Charts and diagrams as code:
↓↓↓

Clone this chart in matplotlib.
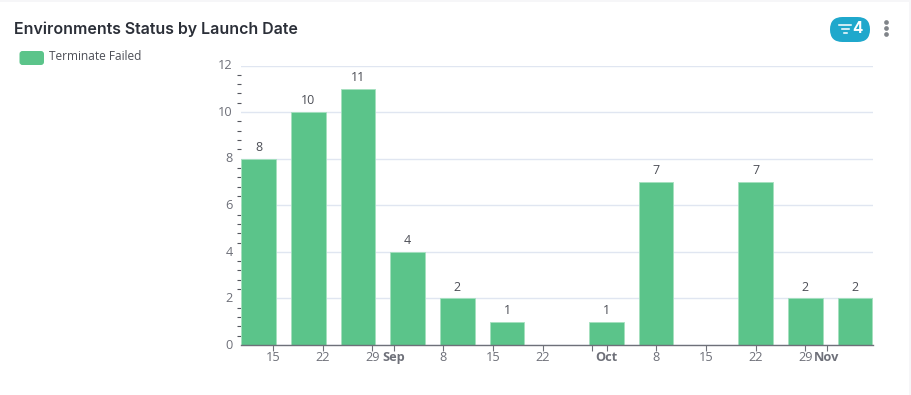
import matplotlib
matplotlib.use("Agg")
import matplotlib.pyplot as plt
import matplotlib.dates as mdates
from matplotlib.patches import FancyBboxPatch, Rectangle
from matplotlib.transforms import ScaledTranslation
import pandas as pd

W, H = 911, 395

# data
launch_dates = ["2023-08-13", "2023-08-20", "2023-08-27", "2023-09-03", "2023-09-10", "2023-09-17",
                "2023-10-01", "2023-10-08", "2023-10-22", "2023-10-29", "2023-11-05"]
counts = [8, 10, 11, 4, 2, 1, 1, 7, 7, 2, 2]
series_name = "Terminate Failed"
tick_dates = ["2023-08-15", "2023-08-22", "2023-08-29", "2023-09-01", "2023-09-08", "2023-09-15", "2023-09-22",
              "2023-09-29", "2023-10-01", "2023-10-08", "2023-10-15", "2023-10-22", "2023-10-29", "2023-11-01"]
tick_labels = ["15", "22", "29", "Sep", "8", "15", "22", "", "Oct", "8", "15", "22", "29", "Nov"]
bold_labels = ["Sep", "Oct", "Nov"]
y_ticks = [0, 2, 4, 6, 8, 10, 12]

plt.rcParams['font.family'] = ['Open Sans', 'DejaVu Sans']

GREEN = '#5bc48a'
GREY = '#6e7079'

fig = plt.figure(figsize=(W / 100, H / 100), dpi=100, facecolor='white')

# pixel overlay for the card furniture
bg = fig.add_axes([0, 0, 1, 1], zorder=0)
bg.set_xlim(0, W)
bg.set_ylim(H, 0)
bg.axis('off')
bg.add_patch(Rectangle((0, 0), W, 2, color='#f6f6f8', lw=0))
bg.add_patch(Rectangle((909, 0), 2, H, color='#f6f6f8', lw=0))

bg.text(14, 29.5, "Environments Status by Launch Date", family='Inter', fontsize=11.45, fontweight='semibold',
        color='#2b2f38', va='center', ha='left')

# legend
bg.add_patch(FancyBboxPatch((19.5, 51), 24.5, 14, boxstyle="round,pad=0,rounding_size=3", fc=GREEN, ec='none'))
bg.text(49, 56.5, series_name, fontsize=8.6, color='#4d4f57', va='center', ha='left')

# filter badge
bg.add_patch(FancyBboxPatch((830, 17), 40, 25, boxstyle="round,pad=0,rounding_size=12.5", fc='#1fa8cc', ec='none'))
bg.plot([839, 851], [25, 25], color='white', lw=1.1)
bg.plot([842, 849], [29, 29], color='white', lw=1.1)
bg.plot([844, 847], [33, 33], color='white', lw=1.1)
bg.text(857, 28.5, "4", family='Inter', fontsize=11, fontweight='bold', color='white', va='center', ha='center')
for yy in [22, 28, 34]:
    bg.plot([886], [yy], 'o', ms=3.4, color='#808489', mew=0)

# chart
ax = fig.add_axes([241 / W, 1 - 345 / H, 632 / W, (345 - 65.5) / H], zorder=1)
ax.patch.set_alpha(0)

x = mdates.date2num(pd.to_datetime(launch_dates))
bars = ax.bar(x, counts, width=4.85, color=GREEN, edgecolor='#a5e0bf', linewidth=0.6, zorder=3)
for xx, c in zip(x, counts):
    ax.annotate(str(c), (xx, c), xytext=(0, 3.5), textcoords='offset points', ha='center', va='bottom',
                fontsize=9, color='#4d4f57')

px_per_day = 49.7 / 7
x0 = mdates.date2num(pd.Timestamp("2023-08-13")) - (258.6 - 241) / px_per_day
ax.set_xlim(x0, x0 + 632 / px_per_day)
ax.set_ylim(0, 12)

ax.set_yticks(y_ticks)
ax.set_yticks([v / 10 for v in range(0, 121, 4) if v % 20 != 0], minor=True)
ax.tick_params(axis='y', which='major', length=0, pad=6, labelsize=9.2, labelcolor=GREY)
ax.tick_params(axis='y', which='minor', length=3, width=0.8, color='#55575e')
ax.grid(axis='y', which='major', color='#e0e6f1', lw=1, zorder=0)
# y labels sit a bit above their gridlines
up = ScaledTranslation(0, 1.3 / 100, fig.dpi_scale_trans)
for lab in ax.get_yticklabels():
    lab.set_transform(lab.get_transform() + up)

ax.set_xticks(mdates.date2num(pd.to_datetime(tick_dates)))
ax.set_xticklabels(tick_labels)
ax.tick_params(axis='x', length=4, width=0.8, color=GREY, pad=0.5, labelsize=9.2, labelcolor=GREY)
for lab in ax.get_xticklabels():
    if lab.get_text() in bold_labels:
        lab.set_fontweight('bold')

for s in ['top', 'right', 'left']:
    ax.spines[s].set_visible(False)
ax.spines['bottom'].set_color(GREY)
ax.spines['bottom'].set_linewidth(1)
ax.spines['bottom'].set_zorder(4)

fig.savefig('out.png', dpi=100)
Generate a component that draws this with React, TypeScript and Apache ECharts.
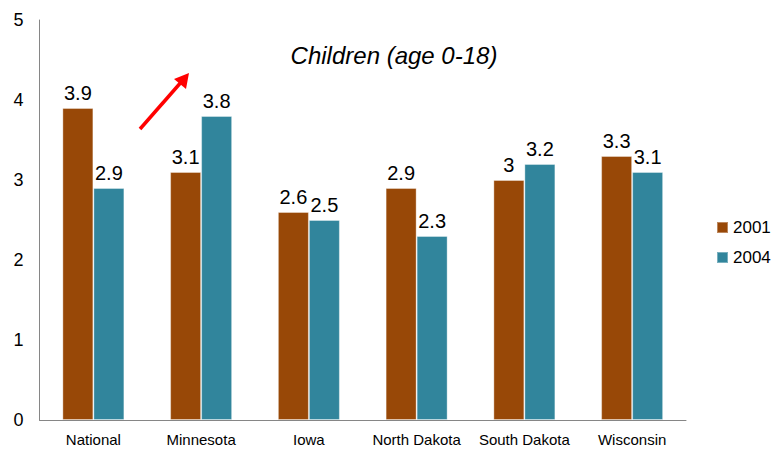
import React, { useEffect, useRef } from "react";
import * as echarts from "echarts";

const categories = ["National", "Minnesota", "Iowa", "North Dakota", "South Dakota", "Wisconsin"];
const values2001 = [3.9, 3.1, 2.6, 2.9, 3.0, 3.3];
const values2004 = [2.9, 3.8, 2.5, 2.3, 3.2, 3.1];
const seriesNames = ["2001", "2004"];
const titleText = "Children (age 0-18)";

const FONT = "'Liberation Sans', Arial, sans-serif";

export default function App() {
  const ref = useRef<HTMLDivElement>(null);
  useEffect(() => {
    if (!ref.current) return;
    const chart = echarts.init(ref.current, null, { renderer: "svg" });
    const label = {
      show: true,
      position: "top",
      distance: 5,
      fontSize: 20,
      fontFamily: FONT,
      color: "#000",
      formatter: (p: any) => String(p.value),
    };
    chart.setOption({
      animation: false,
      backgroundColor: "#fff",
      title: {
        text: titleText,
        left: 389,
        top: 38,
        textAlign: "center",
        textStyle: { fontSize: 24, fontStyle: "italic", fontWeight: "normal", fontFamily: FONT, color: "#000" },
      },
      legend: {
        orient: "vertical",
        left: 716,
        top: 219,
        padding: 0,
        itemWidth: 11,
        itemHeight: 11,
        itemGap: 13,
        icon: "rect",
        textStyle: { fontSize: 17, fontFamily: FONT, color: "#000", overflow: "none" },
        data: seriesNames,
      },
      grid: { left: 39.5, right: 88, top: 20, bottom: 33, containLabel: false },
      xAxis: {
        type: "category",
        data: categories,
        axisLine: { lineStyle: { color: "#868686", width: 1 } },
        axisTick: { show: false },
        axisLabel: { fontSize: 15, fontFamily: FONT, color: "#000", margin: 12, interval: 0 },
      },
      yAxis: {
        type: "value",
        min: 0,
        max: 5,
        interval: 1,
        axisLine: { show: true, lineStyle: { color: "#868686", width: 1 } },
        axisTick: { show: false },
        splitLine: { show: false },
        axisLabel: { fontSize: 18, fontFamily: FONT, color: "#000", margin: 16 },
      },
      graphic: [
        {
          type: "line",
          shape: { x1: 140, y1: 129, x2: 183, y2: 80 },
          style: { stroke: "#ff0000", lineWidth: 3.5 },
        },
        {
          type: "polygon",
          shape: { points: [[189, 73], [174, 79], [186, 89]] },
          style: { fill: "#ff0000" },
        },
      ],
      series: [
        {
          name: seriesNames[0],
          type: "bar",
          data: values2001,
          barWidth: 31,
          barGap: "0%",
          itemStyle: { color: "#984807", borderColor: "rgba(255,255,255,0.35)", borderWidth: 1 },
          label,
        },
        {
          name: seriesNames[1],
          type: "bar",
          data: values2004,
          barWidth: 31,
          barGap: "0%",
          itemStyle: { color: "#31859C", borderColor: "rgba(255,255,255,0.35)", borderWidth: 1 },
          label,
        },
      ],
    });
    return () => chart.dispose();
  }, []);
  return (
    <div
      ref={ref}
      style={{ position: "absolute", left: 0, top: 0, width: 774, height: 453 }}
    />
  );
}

↑↑↑

:: Exercise objective ::
Print all the records again exactly; do not include any picture.

:: Answer for this exercise ::
Clone this chart in matplotlib.
import matplotlib
matplotlib.use("Agg")
import matplotlib.pyplot as plt
import matplotlib.dates as mdates
from matplotlib.patches import FancyBboxPatch, Rectangle
from matplotlib.transforms import ScaledTranslation
import pandas as pd

W, H = 911, 395

# data
launch_dates = ["2023-08-13", "2023-08-20", "2023-08-27", "2023-09-03", "2023-09-10", "2023-09-17",
                "2023-10-01", "2023-10-08", "2023-10-22", "2023-10-29", "2023-11-05"]
counts = [8, 10, 11, 4, 2, 1, 1, 7, 7, 2, 2]
series_name = "Terminate Failed"
tick_dates = ["2023-08-15", "2023-08-22", "2023-08-29", "2023-09-01", "2023-09-08", "2023-09-15", "2023-09-22",
              "2023-09-29", "2023-10-01", "2023-10-08", "2023-10-15", "2023-10-22", "2023-10-29", "2023-11-01"]
tick_labels = ["15", "22", "29", "Sep", "8", "15", "22", "", "Oct", "8", "15", "22", "29", "Nov"]
bold_labels = ["Sep", "Oct", "Nov"]
y_ticks = [0, 2, 4, 6, 8, 10, 12]

plt.rcParams['font.family'] = ['Open Sans', 'DejaVu Sans']

GREEN = '#5bc48a'
GREY = '#6e7079'

fig = plt.figure(figsize=(W / 100, H / 100), dpi=100, facecolor='white')

# pixel overlay for the card furniture
bg = fig.add_axes([0, 0, 1, 1], zorder=0)
bg.set_xlim(0, W)
bg.set_ylim(H, 0)
bg.axis('off')
bg.add_patch(Rectangle((0, 0), W, 2, color='#f6f6f8', lw=0))
bg.add_patch(Rectangle((909, 0), 2, H, color='#f6f6f8', lw=0))

bg.text(14, 29.5, "Environments Status by Launch Date", family='Inter', fontsize=11.45, fontweight='semibold',
        color='#2b2f38', va='center', ha='left')

# legend
bg.add_patch(FancyBboxPatch((19.5, 51), 24.5, 14, boxstyle="round,pad=0,rounding_size=3", fc=GREEN, ec='none'))
bg.text(49, 56.5, series_name, fontsize=8.6, color='#4d4f57', va='center', ha='left')

# filter badge
bg.add_patch(FancyBboxPatch((830, 17), 40, 25, boxstyle="round,pad=0,rounding_size=12.5", fc='#1fa8cc', ec='none'))
bg.plot([839, 851], [25, 25], color='white', lw=1.1)
bg.plot([842, 849], [29, 29], color='white', lw=1.1)
bg.plot([844, 847], [33, 33], color='white', lw=1.1)
bg.text(857, 28.5, "4", family='Inter', fontsize=11, fontweight='bold', color='white', va='center', ha='center')
for yy in [22, 28, 34]:
    bg.plot([886], [yy], 'o', ms=3.4, color='#808489', mew=0)

# chart
ax = fig.add_axes([241 / W, 1 - 345 / H, 632 / W, (345 - 65.5) / H], zorder=1)
ax.patch.set_alpha(0)

x = mdates.date2num(pd.to_datetime(launch_dates))
bars = ax.bar(x, counts, width=4.85, color=GREEN, edgecolor='#a5e0bf', linewidth=0.6, zorder=3)
for xx, c in zip(x, counts):
    ax.annotate(str(c), (xx, c), xytext=(0, 3.5), textcoords='offset points', ha='center', va='bottom',
                fontsize=9, color='#4d4f57')

px_per_day = 49.7 / 7
x0 = mdates.date2num(pd.Timestamp("2023-08-13")) - (258.6 - 241) / px_per_day
ax.set_xlim(x0, x0 + 632 / px_per_day)
ax.set_ylim(0, 12)

ax.set_yticks(y_ticks)
ax.set_yticks([v / 10 for v in range(0, 121, 4) if v % 20 != 0], minor=True)
ax.tick_params(axis='y', which='major', length=0, pad=6, labelsize=9.2, labelcolor=GREY)
ax.tick_params(axis='y', which='minor', length=3, width=0.8, color='#55575e')
ax.grid(axis='y', which='major', color='#e0e6f1', lw=1, zorder=0)
# y labels sit a bit above their gridlines
up = ScaledTranslation(0, 1.3 / 100, fig.dpi_scale_trans)
for lab in ax.get_yticklabels():
    lab.set_transform(lab.get_transform() + up)

ax.set_xticks(mdates.date2num(pd.to_datetime(tick_dates)))
ax.set_xticklabels(tick_labels)
ax.tick_params(axis='x', length=4, width=0.8, color=GREY, pad=0.5, labelsize=9.2, labelcolor=GREY)
for lab in ax.get_xticklabels():
    if lab.get_text() in bold_labels:
        lab.set_fontweight('bold')

for s in ['top', 'right', 'left']:
    ax.spines[s].set_visible(False)
ax.spines['bottom'].set_color(GREY)
ax.spines['bottom'].set_linewidth(1)
ax.spines['bottom'].set_zorder(4)

fig.savefig('out.png', dpi=100)
Generate a component that draws this with React, TypeScript and Apache ECharts.
import React, { useEffect, useRef } from "react";
import * as echarts from "echarts";

const categories = ["National", "Minnesota", "Iowa", "North Dakota", "South Dakota", "Wisconsin"];
const values2001 = [3.9, 3.1, 2.6, 2.9, 3.0, 3.3];
const values2004 = [2.9, 3.8, 2.5, 2.3, 3.2, 3.1];
const seriesNames = ["2001", "2004"];
const titleText = "Children (age 0-18)";

const FONT = "'Liberation Sans', Arial, sans-serif";

export default function App() {
  const ref = useRef<HTMLDivElement>(null);
  useEffect(() => {
    if (!ref.current) return;
    const chart = echarts.init(ref.current, null, { renderer: "svg" });
    const label = {
      show: true,
      position: "top",
      distance: 5,
      fontSize: 20,
      fontFamily: FONT,
      color: "#000",
      formatter: (p: any) => String(p.value),
    };
    chart.setOption({
      animation: false,
      backgroundColor: "#fff",
      title: {
        text: titleText,
        left: 389,
        top: 38,
        textAlign: "center",
        textStyle: { fontSize: 24, fontStyle: "italic", fontWeight: "normal", fontFamily: FONT, color: "#000" },
      },
      legend: {
        orient: "vertical",
        left: 716,
        top: 219,
        padding: 0,
        itemWidth: 11,
        itemHeight: 11,
        itemGap: 13,
        icon: "rect",
        textStyle: { fontSize: 17, fontFamily: FONT, color: "#000", overflow: "none" },
        data: seriesNames,
      },
      grid: { left: 39.5, right: 88, top: 20, bottom: 33, containLabel: false },
      xAxis: {
        type: "category",
        data: categories,
        axisLine: { lineStyle: { color: "#868686", width: 1 } },
        axisTick: { show: false },
        axisLabel: { fontSize: 15, fontFamily: FONT, color: "#000", margin: 12, interval: 0 },
      },
      yAxis: {
        type: "value",
        min: 0,
        max: 5,
        interval: 1,
        axisLine: { show: true, lineStyle: { color: "#868686", width: 1 } },
        axisTick: { show: false },
        splitLine: { show: false },
        axisLabel: { fontSize: 18, fontFamily: FONT, color: "#000", margin: 16 },
      },
      graphic: [
        {
          type: "line",
          shape: { x1: 140, y1: 129, x2: 183, y2: 80 },
          style: { stroke: "#ff0000", lineWidth: 3.5 },
        },
        {
          type: "polygon",
          shape: { points: [[189, 73], [174, 79], [186, 89]] },
          style: { fill: "#ff0000" },
        },
      ],
      series: [
        {
          name: seriesNames[0],
          type: "bar",
          data: values2001,
          barWidth: 31,
          barGap: "0%",
          itemStyle: { color: "#984807", borderColor: "rgba(255,255,255,0.35)", borderWidth: 1 },
          label,
        },
        {
          name: seriesNames[1],
          type: "bar",
          data: values2004,
          barWidth: 31,
          barGap: "0%",
          itemStyle: { color: "#31859C", borderColor: "rgba(255,255,255,0.35)", borderWidth: 1 },
          label,
        },
      ],
    });
    return () => chart.dispose();
  }, []);
  return (
    <div
      ref={ref}
      style={{ position: "absolute", left: 0, top: 0, width: 774, height: 453 }}
    />
  );
}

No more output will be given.